Holly A Hughes said...

Hmmmm....Netflixing it NOW!

Betty C. said...

OMG, Holly, I am so out of the blogging scene. But I wanted to tell you I took my daughters (17 and 19 yrs old) to see Ray Davies at the legendary Olympia concert hall on October 31st. It was unforgettable, moving, of the high points of my life, really, seeing Ray with my girls who loved the concert as much as I did.

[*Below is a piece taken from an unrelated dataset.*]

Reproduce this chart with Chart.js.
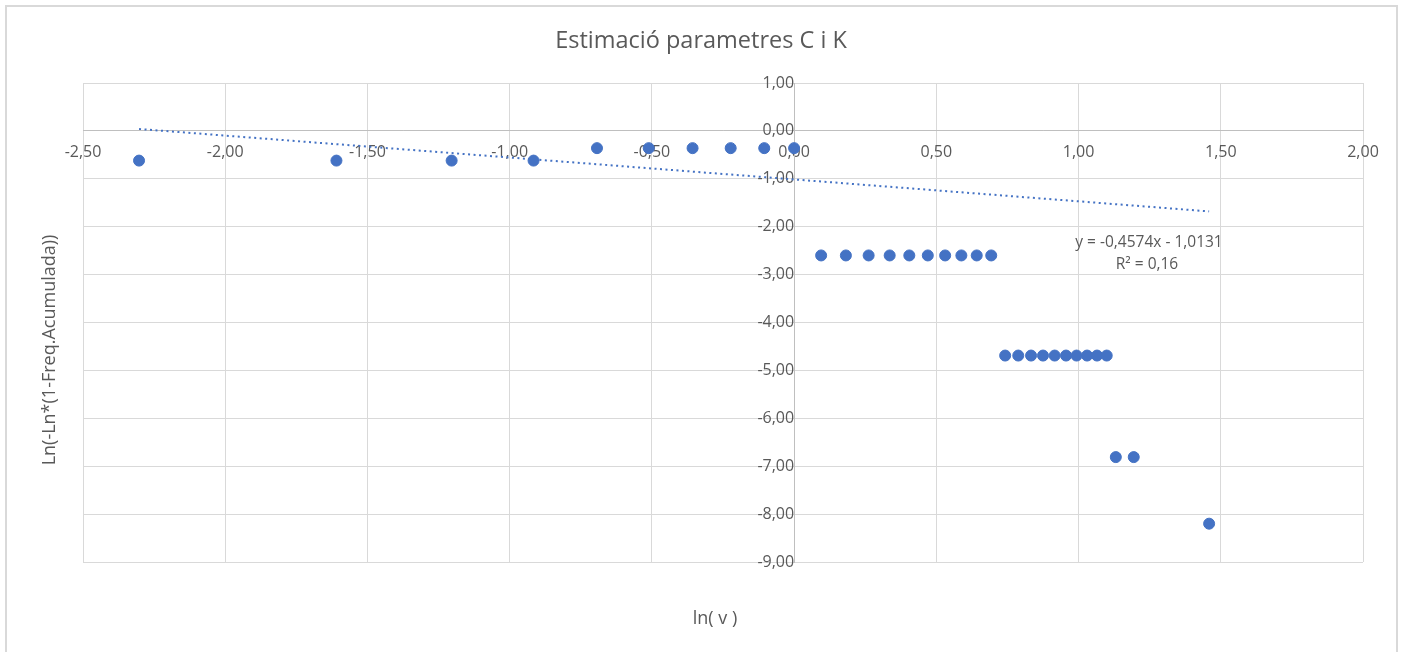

We were so lucky because he later cancelled his East Coast US dates, as you probably know.

Take care!

Anonymous said...

One of the minor characters, perhaps worthy of Dickens, in the HBO series, "Bored To Death," has to be the lush (played by Kristen Wiig) bar babe shacked up with Zach Galifianakis's (easy for you to spell) character. The fact that this dame is attracted at all to Zach (The Unsavory One) strongly supports the "no accounting for taste" thesis.

...and now Brooklyn is the tony place to live.

My mother would tell stories about when she lived in Red Hook (Van Brunt St) she and her nine Irish siblings would share three beds in a cold water flat and listen to the rats scurry above them in the ceiling.

And years later in the early 60's we'd take a bus from Saugerties every Easter to visit my grandmother in her Park Slope brownstone. It was a n i c e house, but a house to live in, not an investement, not something to
be coveted by those who could not afford to live there. Now Brooklyn is like Manhattan East.

...such a life. And as I think back to how much my positive boyhood memories of the place have changed, I can only quote late twentieth century American philosopher Lou Reed when he wrote, "Those were different times, the poets studied rules of verse, and all the ladies rolled their eyes."